Действительно, рассматривая историческое развитие концепта (см. в настоящем сборнике: «Древнерусский святой»), мы неизбежно приходим к выводу, что его содержательные формы развиваются, что свидетельствует о мужании мысли и углублении чувства русского человека. Сегодня, возможно, вопрос стоит именно так: как это «в наши кошмарные дни», когда «совесть издохла» (М. Горький), достичь гармонии чести и совести, избегая стыда и срама? Быть может, синтезом с «третьей ипостасью»? Ведь кроме святости лика и совести личности есть у человека и третья идеальная ипостась — его лицо, его социальный уровень, ранг, его положение в этом мире. Лицо возвышается его достоинством (Вл. Соловьев), т.е. буквально со-стоянием: положением, собственно ценою, какую можно дать за физическое по природе лицо в его социальной ипостаси. Всякое достоинство чего-то стоит, особенно в форме самоуважения, которое в мещанской среде Запада «сделало из всякого простого поденщика и сапожника существо, исковерканное нервным чувством собственного достоинства» (К. Леонтьев). Но «нет ничего более противного русскому духу, чем эта поза, эта крикливость, эта риторика» (Г. Федотов) самоуважения, перерождающегося в самодовольство.
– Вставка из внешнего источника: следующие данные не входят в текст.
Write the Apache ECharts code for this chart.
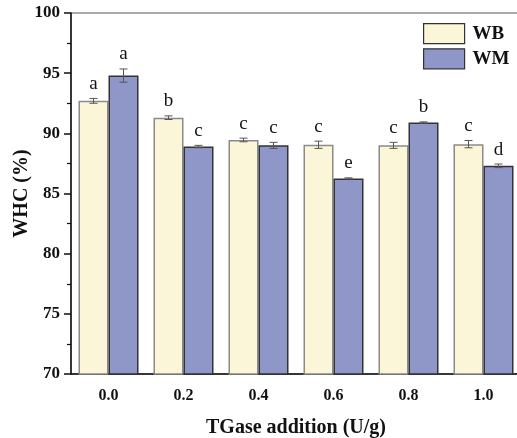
<!DOCTYPE html>
<html>
<head>
<meta charset="utf-8">
<script src="https://cdn.jsdelivr.net/npm/echarts@6/dist/echarts.min.js"></script>
<style>
  html, body { margin: 0; padding: 0; background: #fff; }
  #chart { width: 517px; height: 438px; }
</style>
</head>
<body>
<div id="chart"></div>
<script>
// TGase levels (U/g)
const categories = ['0.0', '0.2', '0.4', '0.6', '0.8', '1.0'];

// Water holding capacity (%), mean and error
const wbValues = [92.7, 91.3, 89.45, 89.05, 89.0, 89.1];
const wbErrors = [0.2, 0.15, 0.15, 0.3, 0.25, 0.3];
const wbLetters = ['a', 'b', 'c', 'c', 'c', 'c'];

const wmValues = [94.8, 88.9, 89.0, 86.25, 90.9, 87.3];
const wmErrors = [0.55, 0.1, 0.25, 0.05, 0.05, 0.15];
const wmLetters = ['a', 'c', 'c', 'e', 'b', 'd'];

const yMin = 70, yMax = 100, yStep = 5;

const SERIF = '"Liberation Serif", "Times New Roman", serif';

const chart = echarts.init(document.getElementById('chart'), null, { renderer: 'canvas' });

// Error bars + significance letters, placed over the matching bar of each group
function errorSeries(values, errors, letters, side) {
  return {
    type: 'custom',
    z: 5,
    silent: true,
    data: values.map((v, i) => [i, v, errors[i]]),
    renderItem: function (params, api) {
      const i = api.value(0), v = api.value(1), e = api.value(2);
      const cw = api.size([1, 0])[0];
      const dx = side * cw * 0.2;
      const top = api.coord([i, v + e]);
      const bot = api.coord([i, v - e]);
      const x = top[0] + dx;
      const cap = 4;
      const style = { stroke: '#555', lineWidth: 1 };
      return {
        type: 'group',
        children: [
          { type: 'line', shape: { x1: x, y1: top[1], x2: x, y2: bot[1] }, style: style },
          { type: 'line', shape: { x1: x - cap, y1: top[1], x2: x + cap, y2: top[1] }, style: style },
          { type: 'line', shape: { x1: x - cap, y1: bot[1], x2: x + cap, y2: bot[1] }, style: style },
          {
            type: 'text',
            style: {
              x: x, y: top[1] - 5,
              text: letters[params.dataIndex],
              fill: '#111',
              font: '19px ' + SERIF,
              textAlign: 'center',
              textVerticalAlign: 'bottom'
            }
          }
        ]
      };
    }
  };
}

const option = {
  animation: false,
  backgroundColor: '#fff',
  grid: {
    left: 71, top: 13, width: 450, height: 361,
    outerBoundsMode: 'none',
    containLabel: false,
    show: true, borderColor: '#555', borderWidth: 1, backgroundColor: 'transparent'
  },
  legend: {
    data: [
      { name: 'WB', itemStyle: { borderColor: '#333', borderWidth: 1.2 } },
      { name: 'WM', itemStyle: { borderColor: '#333', borderWidth: 1.2 } }
    ],
    icon: 'rect',
    orient: 'vertical',
    left: 423, top: 23,
    itemWidth: 41, itemHeight: 20, itemGap: 4,
    textStyle: { fontFamily: SERIF, fontWeight: 'bold', fontSize: 19, color: '#111', padding: [0, 0, 0, 3] },
    padding: 0
  },
  xAxis: {
    type: 'category',
    data: categories,
    name: 'TGase addition (U/g)',
    nameLocation: 'middle',
    nameGap: 44,
    nameMoveOverlap: false,
    nameTextStyle: { fontFamily: SERIF, fontWeight: 'bold', fontSize: 20, color: '#111' },
    axisLine: { lineStyle: { color: '#111', width: 1.5 } },
    axisTick: { alignWithLabel: true, length: 8, lineStyle: { color: '#111', width: 1.5 } },
    axisLabel: { fontFamily: SERIF, fontWeight: 'bold', fontSize: 16, color: '#111', margin: 14 }
  },
  yAxis: {
    type: 'value',
    min: yMin, max: yMax, interval: yStep,
    name: 'WHC (%)',
    nameLocation: 'middle',
    nameGap: 39,
    nameMoveOverlap: false,
    nameTextStyle: { fontFamily: SERIF, fontWeight: 'bold', fontSize: 20, color: '#111' },
    axisLine: { show: true, lineStyle: { color: '#111', width: 1.5 } },
    axisTick: { show: true, length: 7, lineStyle: { color: '#111', width: 1.5 } },
    minorTick: { show: true, splitNumber: 2, length: 4, lineStyle: { color: '#111', width: 1.2 } },
    splitLine: { show: false },
    axisLabel: { fontFamily: SERIF, fontWeight: 'bold', fontSize: 17, color: '#111', margin: 11 }
  },
  series: [
    {
      name: 'WB', type: 'bar', data: wbValues,
      barGap: '0%', barCategoryGap: '20%',
      itemStyle: { color: '#FBF6D7', borderColor: '#8a8a8a', borderWidth: 1.5 }
    },
    {
      name: 'WM', type: 'bar', data: wmValues,
      barGap: '0%', barCategoryGap: '20%',
      itemStyle: { color: '#8F97C8', borderColor: '#333', borderWidth: 1.5 }
    },
    errorSeries(wbValues, wbErrors, wbLetters, -1),
    errorSeries(wmValues, wmErrors, wmLetters, 1)
  ]
};

chart.setOption(option);
</script>
</body>
</html>
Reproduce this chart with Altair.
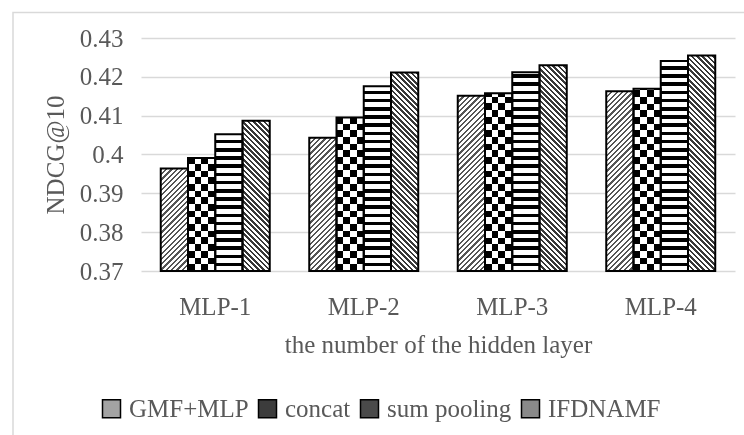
import math
import altair as alt
import pandas as pd

# ---------------- data ----------------
categories = ["MLP-1", "MLP-2", "MLP-3", "MLP-4"]
series = ["GMF+MLP", "concat", "sum pooling", "IFDNAMF"]
gmf_mlp = [0.3964, 0.4043, 0.4151, 0.4163]
concat = [0.3991, 0.4095, 0.4158, 0.4169]
sum_pooling = [0.4052, 0.4176, 0.4212, 0.4241]
ifdnamf = [0.4087, 0.4211, 0.4230, 0.4255]
y_ticks = [0.37, 0.38, 0.39, 0.40, 0.41, 0.42, 0.43]

values = {"GMF+MLP": gmf_mlp, "concat": concat, "sum pooling": sum_pooling, "IFDNAMF": ifdnamf}
rows = [{"layer": c, "model": s, "ndcg": values[s][i]}
        for i, c in enumerate(categories) for s in series]
df = pd.DataFrame(rows)

# ---------------- layout ----------------
W, H = 594, 233
Y_MIN, Y_MAX = 0.37, 0.43
PAD_IN = 0.266
STEP = W / (len(categories) - PAD_IN + PAD_IN)
BAR_W = STEP * (1 - PAD_IN) / len(series)
FONT = "Liberation Serif"
TXT = "#595959"
GRID = "#d9d9d9"


def band_stops(total, period, dark_len, dark, light, anchor_end=False):
    stops = []
    start = total - math.ceil(total / period) * period if anchor_end else 0.0
    pos = start
    while pos < total:
        for a, b, col in ((pos, pos + dark_len, dark), (pos + dark_len, pos + period, light)):
            a2, b2 = max(a, 0.0), min(b, total)
            if b2 > a2:
                stops.append(alt.GradientStop(offset=round(a2 / total, 5), color=col))
                stops.append(alt.GradientStop(offset=round(b2 / total, 5), color=col))
        pos += period
    return stops


def bar_height(v):
    return (v - Y_MIN) / (Y_MAX - Y_MIN) * H


def diag_up(h, period, duty, dark):
    # lines "/" : t = (x + y) / (W + H)
    r = h / BAR_W
    k = (BAR_W + h) / (BAR_W * (1 + r * r))
    return alt.LinearGradient(gradient="linear", x1=0, y1=0, x2=k, y2=k * r,
                              stops=band_stops(BAR_W + h, period, period * duty, dark, "white"))


def diag_down(h, period, duty, dark):
    # lines "\" : t = (x + H - y) / (W + H)
    r = h / BAR_W
    k = (BAR_W + h) / (BAR_W * (1 + r * r))
    return alt.LinearGradient(gradient="linear", x1=0, y1=1, x2=k, y2=1 - k * r,
                              stops=band_stops(BAR_W + h, period, period * duty, dark, "white"))


def horiz(h, period, dark_len, dark):
    return alt.LinearGradient(gradient="linear", x1=0, y1=0, x2=0, y2=1,
                              stops=band_stops(h, period, dark_len, dark, "white", anchor_end=True))


def fill_for(s, h):
    if s == "GMF+MLP":
        return diag_up(h, 5.3, 0.42, "#555555")
    if s == "IFDNAMF":
        return diag_down(h, 5.3, 0.5, "#383838")
    if s == "sum pooling":
        return horiz(h, 8.2, 3.6, "black")
    return horiz(h, 13.4, 6.7, "black")  # concat rows (checker base)


legend_fills = ["#a3a3a3", "#3c3c3c", "#4a4a4a", "#8a8a8a"]

base = alt.Chart(df).encode(
    x=alt.X("layer:N", sort=categories,
            scale=alt.Scale(paddingInner=PAD_IN, paddingOuter=PAD_IN / 2),
            axis=alt.Axis(title="the number of the hidden layer", labelAngle=0,
                          labelFont=FONT, labelFontSize=25, labelColor=TXT,
                          labelBaseline="alphabetic", labelPadding=43,
                          ticks=False, domain=False,
                          titleFont=FONT, titleFontSize=25, titleColor=TXT,
                          titleFontWeight="normal", titleBaseline="alphabetic",
                          titleY=81)),
    xOffset=alt.XOffset("model:N", sort=series,
                        scale=alt.Scale(domain=series, paddingInner=0, paddingOuter=0)),
    y=alt.Y("ndcg:Q", scale=alt.Scale(domain=[Y_MIN, Y_MAX], zero=False, nice=False),
            axis=alt.Axis(values=y_ticks, format=".2~f", title="NDCG@10",
                          labelFont=FONT, labelFontSize=25, labelColor=TXT,
                          labelPadding=18, ticks=False, domain=False,
                          grid=True, gridColor=GRID, gridWidth=1.5,
                          titleFont=FONT, titleFontSize=25, titleColor=TXT,
                          titleFontWeight="normal", titleAngle=270,
                          titleBaseline="alphabetic", titleAlign="center",
                          titleX=-78, titleY=H / 2)),
    y2=alt.datum(Y_MIN),
)

layers = [
    base.mark_bar().encode(
        color=alt.Color("model:N", sort=series,
                        scale=alt.Scale(domain=series, range=legend_fills),
                        legend=alt.Legend(orient="none", legendX=-42, legendY=358,
                                          direction="horizontal", title=None,
                                          symbolType="square", symbolSize=324,
                                          symbolStrokeColor="black", symbolStrokeWidth=1.5,
                                          labelFont=FONT, labelFontSize=25, labelColor=TXT,
                                          labelOffset=5, columnPadding=6, padding=0,
                                          labelLimit=400))
    )
]

for i, c in enumerate(categories):
    for s in series:
        h = bar_height(values[s][i])
        layers.append(
            base.transform_filter((alt.datum.layer == c) & (alt.datum.model == s))
            .mark_bar(fill=fill_for(s, h))
        )

# checkerboard columns (inverted with difference blend)
col_grad = alt.LinearGradient(gradient="linear", x1=0, y1=0, x2=1, y2=0,
                              stops=band_stops(BAR_W, 13.4, 6.7, "white", "black"))
layers.append(base.transform_filter(alt.datum.model == "concat")
              .mark_bar(fill=col_grad, blend="difference"))

# outlines
layers.append(base.mark_bar(fill="transparent", stroke="black", strokeWidth=2))

# outer chart frame
frame = alt.Chart(pd.DataFrame({"f": [0]})).mark_rect(
    fill="transparent", stroke=GRID, strokeWidth=1.5
).encode(x=alt.value(-128), x2=alt.value(660), y=alt.value(-25.5), y2=alt.value(420))
layers.append(frame)

chart = alt.layer(*layers).properties(
    width=W, height=H,
    autosize=alt.AutoSizeParams(type="none"),
    padding={"left": 141, "top": 38, "right": 9, "bottom": 164},
    title=alt.TitleParams("(a)", font=FONT, fontSize=25, color=TXT, fontWeight="normal",
                          anchor="middle", frame="group", dx=-54, offset=40,
                          baseline="alphabetic"),
).configure_view(strokeWidth=0).configure_legend(
    labelFont=FONT, labelFontSize=25, labelColor=TXT
)

chart.save("out.html", embed_options={"renderer": "svg", "actions": False})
Таково соотношение между честью-достоинством и совестью- святостью. Являясь идеалом, святость подпитывает совесть, готовя каждую личность к подвигу. И не сиюминутный интерес, не эта выгода, не служенье чинам и лицам, но высокая духовная сила, завещанная предками. Забыть об этом — значит забыть о будущем.
6. Между тем, забыть легко. Забывается то, что не прошло через горнило ментальности. Один пример покажет, о чем речь.
А. Д. Александров склонен совместить в одном представлении честь и совесть: «...наряду с совестью как главной моральной силой можно указать еще честь, выражающую соответствие некоторому стандарту. Но можно отнести честь к совести»[62]. С одной стороны — честь как норма совести (закон, а не благодать), с другой — полное их совпадение в сознании современного философа. Перечисляя признаки личности (которую формирует именно категория совести), академик указывает на все характерные черты чести («руководящие принципы иерархии ценностей»), как бы окутанной сознанием стыда: «Внутренняя моральная сила, направляющая действия человека и судящая его, — совесть; принадлежа самому субъекту, она выступает в нем как бы извне (т.е. теперь уже не как стыд, но как срам. — В. К.), в качестве судящей и понуждающей силы. А понуждение совести переводится в действие волей человека»[63].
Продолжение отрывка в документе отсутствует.